== TASK OBJECTIVE ==
What is the number of lines in these entries that contain "Apache"? State it alone.

== DATA PROVIDED ==
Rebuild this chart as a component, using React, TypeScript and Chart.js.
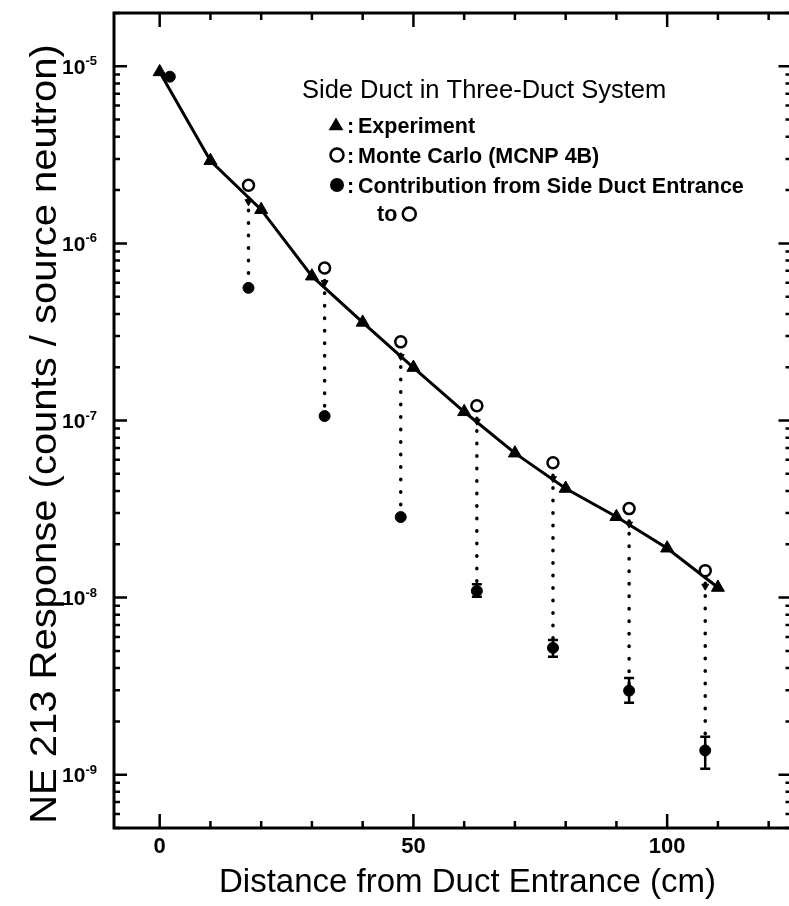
import React, { useEffect, useRef } from "react";
import { Chart, registerables } from "chart.js";

Chart.register(...registerables);

const FONT = '"Liberation Sans", Arial, Helvetica, sans-serif';

// ---- data ----
const experimentX = [0, 10, 20, 30, 40, 50, 60, 70, 80, 90, 100, 110];
const experimentY = [9.3e-6, 2.93e-6, 1.55e-6, 6.53e-7, 3.58e-7, 1.99e-7, 1.12e-7, 6.54e-8, 4.13e-8, 2.86e-8, 1.9e-8, 1.14e-8];

const monteCarloX = [17.5, 32.5, 47.5, 62.5, 77.5, 92.5, 107.5];
const monteCarloY = [2.13e-6, 7.26e-7, 2.78e-7, 1.21e-7, 5.77e-8, 3.18e-8, 1.42e-8];
// small marks where the dotted drop lines leave the Monte Carlo points
const dropMarkY = [1.72e-6, 6.0e-7, 2.3e-7, 9.9e-8, 4.7e-8, 2.6e-8, 1.16e-8];

const contributionX = [2, 17.5, 32.5, 47.5, 62.5, 77.5, 92.5, 107.5];
const contributionY = [8.74e-6, 5.61e-7, 1.06e-7, 2.85e-8, 1.09e-8, 5.2e-9, 2.98e-9, 1.37e-9];
const contributionErrLow = [null, null, null, null, 1.01e-8, 4.63e-9, 2.55e-9, 1.08e-9];
const contributionErrHigh = [null, null, null, null, 1.19e-8, 5.77e-9, 3.52e-9, 1.64e-9];

// ---- axes ----
const xRange = [-9, 124.5];
const yRange = [5e-10, 2e-5];
const xMajorTicks = [0, 50, 100];
const xTickLabels = ["0", "50", "100"];
const xMinorTicks = [10, 20, 30, 40, 60, 70, 80, 90, 110, 120];
const yDecades = [1e-9, 1e-8, 1e-7, 1e-6, 1e-5];
const yTickBase = "10";
const yTickExponents = ["-9", "-8", "-7", "-6", "-5"];
const yMinorMantissas = [2, 3, 4, 5, 6, 7, 8, 9];
const yMinorDecades = [1e-10, 1e-9, 1e-8, 1e-7, 1e-6, 1e-5];

const xTitle = "Distance from Duct Entrance (cm)";
const yTitle = "NE 213 Response (counts / source neutron)";
const legendTitle = "Side Duct in Three-Duct System";
const legendLabels = ["Experiment", "Monte Carlo (MCNP 4B)", "Contribution from Side Duct Entrance", "to"];

function drawTriangle(ctx: CanvasRenderingContext2D, cx: number, cy: number, r: number) {
  ctx.beginPath();
  ctx.moveTo(cx, cy - r);
  ctx.lineTo(cx + r * 0.866, cy + r * 0.5);
  ctx.lineTo(cx - r * 0.866, cy + r * 0.5);
  ctx.closePath();
  ctx.fill();
}

const decorPlugin = {
  id: "decor",
  afterDatasetsDraw(chart: any) {
    const { ctx, chartArea: a, scales } = chart;
    const xs = scales.x;
    const ys = scales.y;
    ctx.save();
    ctx.strokeStyle = "#000";
    ctx.fillStyle = "#000";

    // error bars
    ctx.lineWidth = 2.5;
    contributionX.forEach((x, i) => {
      const lo = contributionErrLow[i];
      const hi = contributionErrHigh[i];
      if (lo == null || hi == null) return;
      const px = xs.getPixelForValue(x);
      const p1 = ys.getPixelForValue(lo);
      const p2 = ys.getPixelForValue(hi);
      ctx.beginPath();
      ctx.moveTo(px, p1);
      ctx.lineTo(px, p2);
      ctx.moveTo(px - 5, p1);
      ctx.lineTo(px + 5, p1);
      ctx.moveTo(px - 5, p2);
      ctx.lineTo(px + 5, p2);
      ctx.stroke();
    });

    // frame
    ctx.lineWidth = 3;
    ctx.strokeRect(a.left, a.top, a.right - a.left, a.bottom - a.top);

    // x ticks (inward, bottom and top)
    ctx.lineWidth = 2.5;
    const xTick = (v: number, len: number) => {
      const px = xs.getPixelForValue(v);
      ctx.beginPath();
      ctx.moveTo(px, a.bottom);
      ctx.lineTo(px, a.bottom - len);
      ctx.moveTo(px, a.top);
      ctx.lineTo(px, a.top + len);
      ctx.stroke();
    };
    xMajorTicks.forEach((v) => xTick(v, 14));
    xMinorTicks.forEach((v) => xTick(v, 7));

    // y ticks (inward, left and right)
    const yTick = (v: number, len: number) => {
      if (v < yRange[0] || v > yRange[1]) return;
      const py = ys.getPixelForValue(v);
      ctx.beginPath();
      ctx.moveTo(a.left, py);
      ctx.lineTo(a.left + len, py);
      ctx.moveTo(a.right, py);
      ctx.lineTo(a.right - len, py);
      ctx.stroke();
    };
    yDecades.forEach((v) => yTick(v, 13));
    yMinorDecades.forEach((d) => yMinorMantissas.forEach((m) => yTick(d * m, 6)));

    // x tick labels
    ctx.font = `bold 22px ${FONT}`;
    ctx.textAlign = "center";
    ctx.textBaseline = "alphabetic";
    xMajorTicks.forEach((v, i) => {
      ctx.fillText(xTickLabels[i], xs.getPixelForValue(v), a.bottom + 25);
    });

    // y tick labels 10^n
    yDecades.forEach((v, i) => {
      const py = ys.getPixelForValue(v);
      ctx.font = `bold 13px ${FONT}`;
      ctx.textAlign = "right";
      const expRight = a.left - 17;
      ctx.fillText(yTickExponents[i], expRight, py - 1);
      const ew = ctx.measureText(yTickExponents[i]).width;
      ctx.font = `bold 21px ${FONT}`;
      ctx.fillText(yTickBase, expRight - ew, py + 7.5);
    });

    // axis titles
    ctx.font = `33px ${FONT}`;
    ctx.textAlign = "center";
    ctx.fillText(xTitle, (a.left + 789) / 2 + 16, 892);

    ctx.save();
    ctx.translate(56, 434);
    ctx.rotate(-Math.PI / 2);
    ctx.scale(1.08, 1);
    ctx.font = `37px ${FONT}`;
    ctx.textAlign = "center";
    ctx.fillText(yTitle, 0, 0);
    ctx.restore();

    // legend
    ctx.textAlign = "left";
    ctx.font = `25.5px ${FONT}`;
    ctx.fillText(legendTitle, 302, 98);

    ctx.font = `bold 21.5px ${FONT}`;
    const rowsBase = [133, 163, 193];
    drawTriangle(ctx, 336, 126, 8.5);
    ctx.lineWidth = 2.5;
    ctx.beginPath();
    ctx.arc(337, 155, 6.5, 0, Math.PI * 2);
    ctx.stroke();
    ctx.beginPath();
    ctx.arc(337, 185, 7, 0, Math.PI * 2);
    ctx.fill();
    rowsBase.forEach((b, i) => {
      ctx.fillText(":", 347, b);
      ctx.fillText(legendLabels[i], 358, b);
    });
    ctx.fillText(legendLabels[3], 377, 221);
    const tw = ctx.measureText(legendLabels[3] + " ").width;
    ctx.beginPath();
    ctx.arc(377 + tw + 6, 214, 6.5, 0, Math.PI * 2);
    ctx.stroke();

    ctx.restore();
  },
};

export default function App() {
  const canvasRef = useRef<HTMLCanvasElement | null>(null);

  useEffect(() => {
    if (!canvasRef.current) return;

    const dottedSets = monteCarloX.map((x, i) => {
      const j = contributionX.indexOf(x);
      return {
        label: "link" + i,
        data: [
          { x, y: monteCarloY[i] },
          { x, y: contributionY[j] },
        ],
        showLine: true,
        borderColor: "#000",
        borderWidth: 3.5,
        borderDash: [0.5, 12],
        borderCapStyle: "round" as const,
        pointRadius: 0,
      };
    });

    const chart = new Chart(canvasRef.current, {
      type: "scatter",
      data: {
        datasets: [
          {
            label: "Monte Carlo (MCNP 4B)",
            data: monteCarloX.map((x, i) => ({ x, y: monteCarloY[i] })),
            pointStyle: "circle",
            pointRadius: 5.5,
            pointBorderWidth: 2.5,
            pointBackgroundColor: "#fff",
            pointBorderColor: "#000",
            showLine: false,
          },
          {
            label: "Contribution from Side Duct Entrance",
            data: contributionX.map((x, i) => ({ x, y: contributionY[i] })),
            pointStyle: "circle",
            pointRadius: 5.5,
            pointBorderWidth: 1,
            pointBackgroundColor: "#000",
            pointBorderColor: "#000",
            showLine: false,
          },
          {
            label: "Experiment",
            data: experimentX.map((x, i) => ({ x, y: experimentY[i] })),
            showLine: true,
            borderColor: "#000",
            borderWidth: 3,
            pointStyle: "triangle",
            pointRadius: 7.5,
            pointBorderWidth: 1,
            pointBackgroundColor: "#000",
            pointBorderColor: "#000",
          },
          {
            label: "drop marks",
            data: monteCarloX.map((x, i) => ({ x, y: dropMarkY[i] })),
            showLine: false,
            pointStyle: "triangle",
            pointRotation: 180,
            pointRadius: 4,
            pointBorderWidth: 1,
            pointBackgroundColor: "#000",
            pointBorderColor: "#000",
          },
          ...dottedSets,
        ],
      },
      options: {
        responsive: false,
        animation: false,
        devicePixelRatio: 1,
        layout: { padding: { left: 114, top: 13, right: 5, bottom: 78 } },
        plugins: { legend: { display: false }, tooltip: { enabled: false } },
        events: [],
        scales: {
          x: { type: "linear", min: xRange[0], max: xRange[1], display: false },
          y: { type: "logarithmic", min: yRange[0], max: yRange[1], display: false },
        },
      },
      plugins: [decorPlugin],
    });

    return () => chart.destroy();
  }, []);

  return (
    <div
      style={{
        position: "absolute",
        left: 0,
        top: 0,
        width: 789,
        height: 906,
        overflow: "hidden",
        background: "#fff",
      }}
    >
      <canvas ref={canvasRef} width={800} height={906} style={{ display: "block" }} />
    </div>
  );
}
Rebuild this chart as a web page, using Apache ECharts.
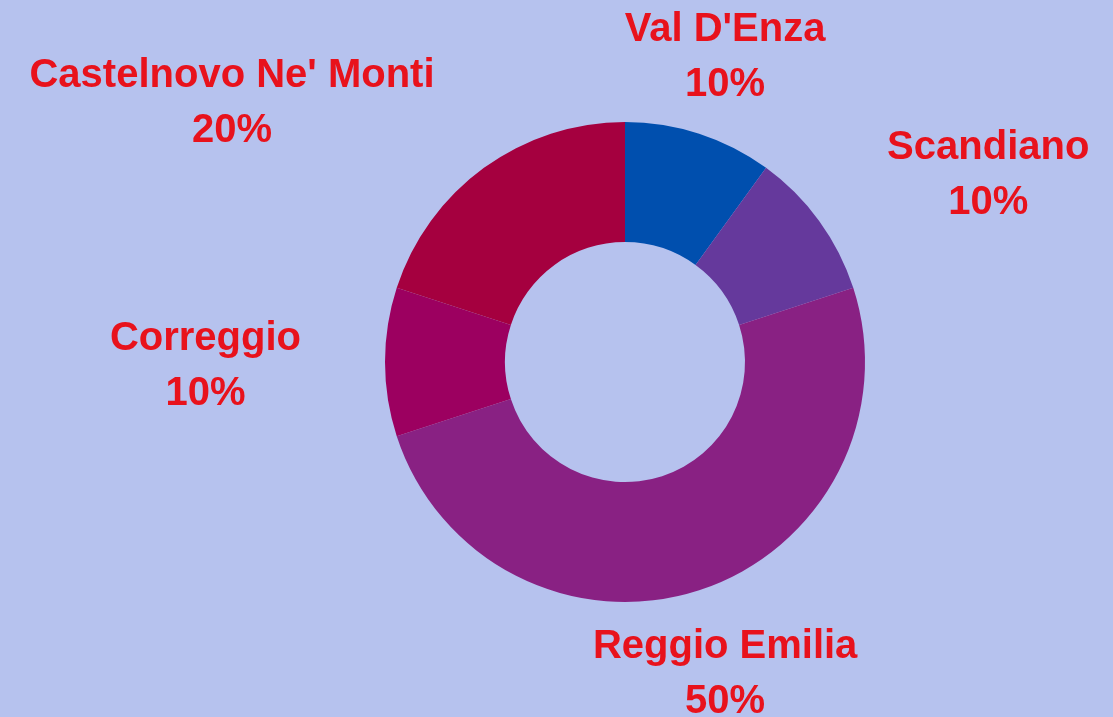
<!DOCTYPE html>
<html>
<head>
<meta charset="utf-8">
<script src="https://cdn.jsdelivr.net/npm/echarts@6/dist/echarts.min.js"></script>
<style>
html,body{margin:0;padding:0;background:#b6c2ee;}
#chart{width:1113px;height:717px;}
</style>
</head>
<body>
<div id="chart"></div>
<script>
const categories = ["Val D'Enza", "Scandiano", "Reggio Emilia", "Correggio", "Castelnovo Ne' Monti"];
const values = [10, 10, 50, 10, 20];
const colors = ['#004fae', '#65399c', '#892183', '#9c0060', '#a5003f'];

const CX = 625, CY = 362, R_IN = 120, R_OUT = 240, LABEL_R = 324, LABEL_DY = 4;
const total = values.reduce((a, b) => a + b, 0);
const midAngles = [];
let acc = 0;
values.forEach(v => { midAngles.push((acc + v / 2) / total * 2 * Math.PI); acc += v; });

const chart = echarts.init(document.getElementById('chart'));
chart.setOption({
  backgroundColor: '#b6c2ee',
  animation: false,
  series: [{
    type: 'pie',
    center: [CX, CY],
    radius: [R_IN, R_OUT],
    startAngle: 90,
    clockwise: true,
    avoidLabelOverlap: false,
    data: categories.map((c, i) => ({ name: c, value: values[i], itemStyle: { color: colors[i] } })),
    label: {
      show: true,
      position: 'outside',
      formatter: p => p.name + '\n' + Math.round(p.percent) + '%',
      color: '#e8121c',
      fontFamily: 'Liberation Sans, Arial, sans-serif',
      fontWeight: 'bold',
      fontSize: 40,
      lineHeight: 55,
      align: 'center'
    },
    labelLine: { show: false },
    emphasis: { disabled: true },
    labelLayout: function (params) {
      const a = midAngles[params.dataIndex];
      const dx = Math.sin(a), dy = -Math.cos(a);
      const ax = CX + LABEL_R * dx, ay = CY + LABEL_R * dy + LABEL_DY;
      const w = params.labelRect.width;
      let x = ax;
      if (Math.abs(dx) >= 0.5) x = dx > 0 ? ax + w / 2 : ax - w / 2;
      return { x: x, y: ay, align: 'center', verticalAlign: 'middle' };
    }
  }]
});
</script>
</body>
</html>
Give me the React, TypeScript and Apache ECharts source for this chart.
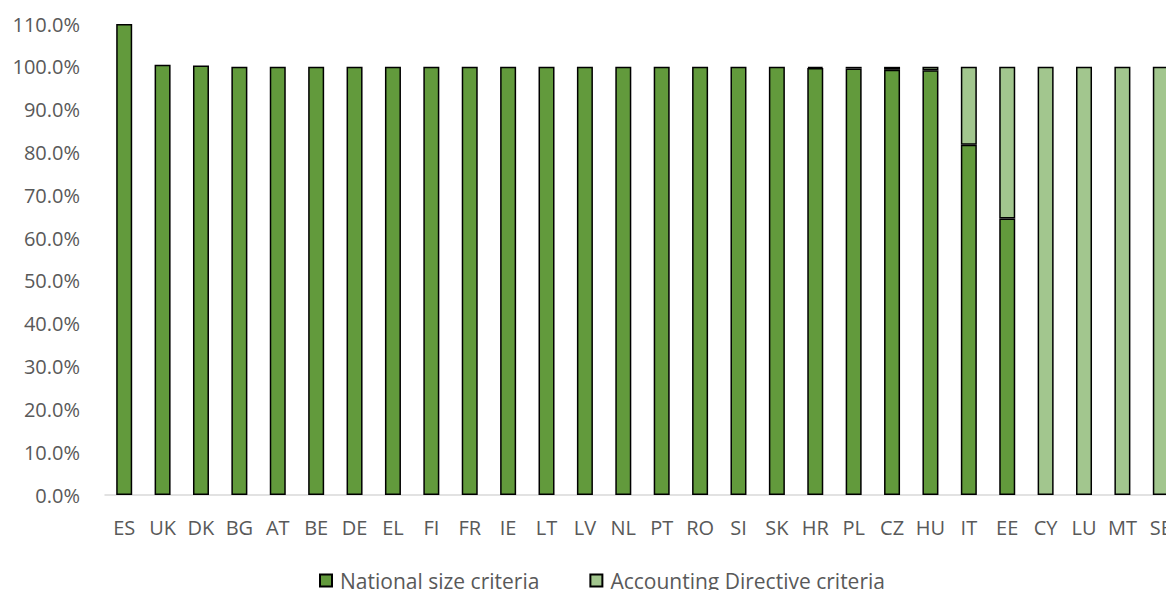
import React, { useEffect, useRef } from "react";
import * as echarts from "echarts";

const countries = [
  "ES", "UK", "DK", "BG", "AT", "BE", "DE", "EL", "FI", "FR", "IE", "LT", "LV", "NL",
  "PT", "RO", "SI", "SK", "HR", "PL", "CZ", "HU", "IT", "EE", "CY", "LU", "MT", "SE",
];

// Share of companies classified under national size criteria (%); null = no share
const nationalCriteria = [
  110.0, 100.5, 100.3, 100.0, 100.0, 100.0, 100.0, 100.0, 100.0, 100.0, 100.0, 100.0, 100.0, 100.0,
  100.0, 100.0, 100.0, 100.0, 99.7, 99.6, 99.3, 99.2, 81.8, 64.6, null, null, null, null,
];

// Share of companies classified under the Accounting Directive criteria (%)
const directiveCriteria = [
  null, null, null, null, null, null, null, null, null, null, null, null, null, null,
  null, null, null, null, 0.3, 0.4, 0.7, 0.8, 18.2, 35.4, 100.0, 100.0, 100.0, 100.0,
];

const seriesNames = ["National size criteria", "Accounting Directive criteria"];
const FONT = "'Open Sans', 'Noto Sans', sans-serif";

export default function App() {
  const ref = useRef<HTMLDivElement>(null);

  useEffect(() => {
    if (!ref.current) return;
    const chart = echarts.init(ref.current, undefined, { renderer: "svg" });
    const barStyle = (color: string) => ({
      color,
      borderColor: "#000000",
      borderWidth: 1.5,
    });
    chart.setOption({
      animation: false,
      backgroundColor: "#ffffff",
      grid: { left: 105, right: 20, top: 24, bottom: 95, containLabel: false },
      legend: {
        top: 565,
        left: 314,
        itemGap: 50,
        itemWidth: 12,
        itemHeight: 12,
        textStyle: { fontFamily: FONT, fontSize: 21, color: "#595959", padding: [0, 0, 0, 3] },
        data: seriesNames.map((n) => ({ name: n, icon: "rect" })),
      },
      xAxis: {
        type: "category",
        data: countries,
        axisLine: { lineStyle: { color: "#d9d9d9", width: 1.5 } },
        axisTick: { show: false },
        axisLabel: {
          fontFamily: FONT,
          fontSize: 20,
          color: "#595959",
          margin: 22,
          interval: 0,
        },
      },
      yAxis: {
        type: "value",
        min: 0,
        max: 110,
        interval: 10,
        splitLine: { show: false },
        axisLine: { show: false },
        axisTick: { show: false },
        axisLabel: {
          fontFamily: FONT,
          fontSize: 20,
          color: "#595959",
          margin: 25,
          formatter: (v: number) => v.toFixed(1) + "%",
        },
      },
      series: [
        {
          name: seriesNames[0],
          type: "bar",
          stack: "total",
          barWidth: 16,
          data: nationalCriteria,
          itemStyle: barStyle("#629a3c"),
        },
        {
          name: seriesNames[1],
          type: "bar",
          stack: "total",
          barWidth: 16,
          data: directiveCriteria,
          itemStyle: barStyle("#a2c68e"),
        },
      ],
    });
    return () => chart.dispose();
  }, []);

  return (
    <div
      style={{
        position: "fixed",
        left: 0,
        top: 0,
        width: 1166,
        height: 590,
        overflow: "hidden",
        background: "#ffffff",
      }}
    >
      <div ref={ref} style={{ width: 1200, height: 590 }} />
    </div>
  );
}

== FULL RESPONSE ==
2